▶ [Instructions for the task]: Keep the pictures out of the copy and print all the entries below exactly.

▶ [Provided records]:
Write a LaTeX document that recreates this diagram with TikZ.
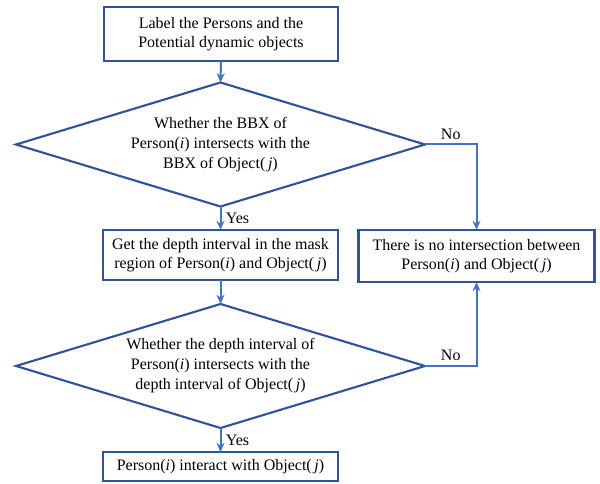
\documentclass[tikz,border=0pt]{standalone}
\usepackage{fontspec}
\setmainfont{Liberation Serif}
\usetikzlibrary{arrows.meta,shapes.geometric}
\definecolor{boxblue}{HTML}{2F5597}
\definecolor{arrowblue}{HTML}{4472C4}
\begin{document}
\begin{tikzpicture}[x=0.75pt,y=-0.75pt,
  every node/.style={font=\fontsize{12pt}{14.4pt}\selectfont, inner sep=0pt, outer sep=0pt},
  procbox/.style={draw=boxblue, line width=1.6pt, align=center, minimum height=#1},
  decision/.style={draw=boxblue, line width=1.6pt, diamond, aspect=3.3, align=center, minimum width=409*0.75pt, minimum height=124*0.75pt, font=\fontsize{12pt}{15pt}\selectfont},
  flow/.style={draw=arrowblue, line width=1.5pt, -{Stealth[length=7pt,width=6pt]}},
  lbl/.style={font=\fontsize{12pt}{14pt}\selectfont}]
\useasboundingbox (0,0) rectangle (600,484);
\node[procbox=40pt, minimum width=176pt] (label) at (221,34) {Label the Persons and the\\Potential dynamic objects};
\node[decision] (d1) at (220.5,144.5) {Whether the BBX of\\Person(\textit{i}) intersects with the\\BBX of Object(\,\textit{j})};
\node[procbox=37.5pt, minimum width=176pt] (depth) at (220.5,255) {Get the depth interval in the mask\\region of Person(\textit{i}) and Object(\,\textit{j})};
\node[procbox=39pt, minimum width=177pt] (none) at (476.5,256) {There is no intersection between\\Person(\textit{i}) and Object(\,\textit{j})};
\node[decision] (d2) at (220.5,366) {Whether the depth interval of\\Person(\textit{i}) intersects with the\\depth interval of Object(\,\textit{j})};
\node[procbox=21.5pt, minimum width=176pt] (inter) at (220.5,466.5) {Person(\textit{i}) interact with Object(\,\textit{j})};
\draw[flow] (label.south) -- (d1.north);
\draw[flow] (d1.south) -- node[lbl, right, xshift=4pt] {Yes} (depth.north);
\draw[flow] (depth.south) -- (d2.north);
\draw[flow] (d2.south) -- node[lbl, right, xshift=4pt] {Yes} (inter.north);
\draw[flow] (d1.east) -- node[lbl, above, yshift=4pt] {No} (d1.east -| none.north) -- (none.north);
\draw[flow] (d2.east) -- node[lbl, above, yshift=4pt] {No} (d2.east -| none.south) -- (none.south);
\end{tikzpicture}
\end{document}
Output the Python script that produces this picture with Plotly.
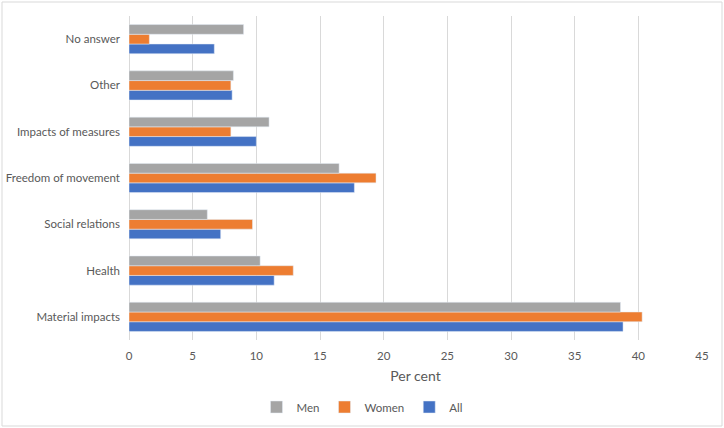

▶ [Task answer]:
Write a LaTeX document that recreates this diagram with TikZ.
\documentclass[tikz,border=0pt]{standalone}
\usepackage{fontspec}
\setmainfont{Liberation Serif}
\usetikzlibrary{arrows.meta,shapes.geometric}
\definecolor{boxblue}{HTML}{2F5597}
\definecolor{arrowblue}{HTML}{4472C4}
\begin{document}
\begin{tikzpicture}[x=0.75pt,y=-0.75pt,
  every node/.style={font=\fontsize{12pt}{14.4pt}\selectfont, inner sep=0pt, outer sep=0pt},
  procbox/.style={draw=boxblue, line width=1.6pt, align=center, minimum height=#1},
  decision/.style={draw=boxblue, line width=1.6pt, diamond, aspect=3.3, align=center, minimum width=409*0.75pt, minimum height=124*0.75pt, font=\fontsize{12pt}{15pt}\selectfont},
  flow/.style={draw=arrowblue, line width=1.5pt, -{Stealth[length=7pt,width=6pt]}},
  lbl/.style={font=\fontsize{12pt}{14pt}\selectfont}]
\useasboundingbox (0,0) rectangle (600,484);
\node[procbox=40pt, minimum width=176pt] (label) at (221,34) {Label the Persons and the\\Potential dynamic objects};
\node[decision] (d1) at (220.5,144.5) {Whether the BBX of\\Person(\textit{i}) intersects with the\\BBX of Object(\,\textit{j})};
\node[procbox=37.5pt, minimum width=176pt] (depth) at (220.5,255) {Get the depth interval in the mask\\region of Person(\textit{i}) and Object(\,\textit{j})};
\node[procbox=39pt, minimum width=177pt] (none) at (476.5,256) {There is no intersection between\\Person(\textit{i}) and Object(\,\textit{j})};
\node[decision] (d2) at (220.5,366) {Whether the depth interval of\\Person(\textit{i}) intersects with the\\depth interval of Object(\,\textit{j})};
\node[procbox=21.5pt, minimum width=176pt] (inter) at (220.5,466.5) {Person(\textit{i}) interact with Object(\,\textit{j})};
\draw[flow] (label.south) -- (d1.north);
\draw[flow] (d1.south) -- node[lbl, right, xshift=4pt] {Yes} (depth.north);
\draw[flow] (depth.south) -- (d2.north);
\draw[flow] (d2.south) -- node[lbl, right, xshift=4pt] {Yes} (inter.north);
\draw[flow] (d1.east) -- node[lbl, above, yshift=4pt] {No} (d1.east -| none.north) -- (none.north);
\draw[flow] (d2.east) -- node[lbl, above, yshift=4pt] {No} (d2.east -| none.south) -- (none.south);
\end{tikzpicture}
\end{document}
Output the Python script that produces this picture with Plotly.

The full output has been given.